[Prompt]: Look at the data below and print exactly the lines from its first line through the line with "plt.rcParams['axes.unicode_minus'] = False"; the pictures stay out of the copy.
===============
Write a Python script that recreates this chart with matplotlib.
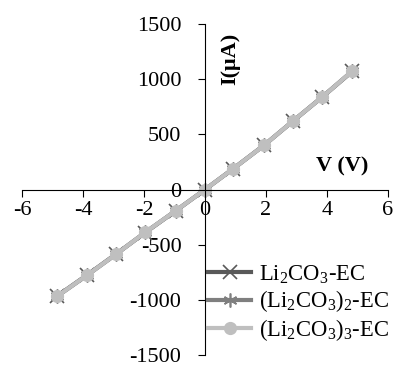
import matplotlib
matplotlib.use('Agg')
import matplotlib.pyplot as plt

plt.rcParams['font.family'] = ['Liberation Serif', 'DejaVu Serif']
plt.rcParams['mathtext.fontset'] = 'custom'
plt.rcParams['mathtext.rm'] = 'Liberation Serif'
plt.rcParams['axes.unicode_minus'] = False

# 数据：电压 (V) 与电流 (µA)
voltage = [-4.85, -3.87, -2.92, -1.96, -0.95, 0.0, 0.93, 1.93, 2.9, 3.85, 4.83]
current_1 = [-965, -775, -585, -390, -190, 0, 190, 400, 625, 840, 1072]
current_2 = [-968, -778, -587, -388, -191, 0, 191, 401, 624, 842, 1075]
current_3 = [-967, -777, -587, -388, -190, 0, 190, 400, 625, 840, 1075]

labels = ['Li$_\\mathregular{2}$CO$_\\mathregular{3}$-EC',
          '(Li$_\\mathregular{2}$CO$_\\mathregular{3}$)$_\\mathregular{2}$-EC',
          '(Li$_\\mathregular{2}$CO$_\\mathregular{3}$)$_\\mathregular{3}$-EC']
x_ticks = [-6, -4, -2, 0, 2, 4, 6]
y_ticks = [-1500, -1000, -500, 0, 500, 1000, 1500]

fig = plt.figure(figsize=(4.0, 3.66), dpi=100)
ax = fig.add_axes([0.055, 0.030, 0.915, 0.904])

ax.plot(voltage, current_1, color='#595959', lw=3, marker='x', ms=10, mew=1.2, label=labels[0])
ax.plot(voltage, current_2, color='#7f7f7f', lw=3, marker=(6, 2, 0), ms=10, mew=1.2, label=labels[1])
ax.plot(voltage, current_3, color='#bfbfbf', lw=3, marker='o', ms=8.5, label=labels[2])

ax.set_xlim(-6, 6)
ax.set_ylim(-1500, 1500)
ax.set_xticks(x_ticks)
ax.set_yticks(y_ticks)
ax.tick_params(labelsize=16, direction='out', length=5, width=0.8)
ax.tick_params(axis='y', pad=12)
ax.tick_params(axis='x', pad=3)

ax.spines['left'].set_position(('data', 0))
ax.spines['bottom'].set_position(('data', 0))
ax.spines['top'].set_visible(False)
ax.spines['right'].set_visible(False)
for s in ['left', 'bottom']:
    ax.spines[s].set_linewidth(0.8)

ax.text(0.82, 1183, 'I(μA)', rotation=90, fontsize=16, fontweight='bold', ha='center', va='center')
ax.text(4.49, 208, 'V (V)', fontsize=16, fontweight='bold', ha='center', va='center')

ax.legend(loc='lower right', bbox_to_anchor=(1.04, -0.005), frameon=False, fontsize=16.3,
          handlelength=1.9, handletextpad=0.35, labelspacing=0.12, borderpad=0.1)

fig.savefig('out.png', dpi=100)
===============
[The completed task]:
Write a Python script that recreates this chart with matplotlib.
import matplotlib
matplotlib.use('Agg')
import matplotlib.pyplot as plt

plt.rcParams['font.family'] = ['Liberation Serif', 'DejaVu Serif']
plt.rcParams['mathtext.fontset'] = 'custom'
plt.rcParams['mathtext.rm'] = 'Liberation Serif'
plt.rcParams['axes.unicode_minus'] = False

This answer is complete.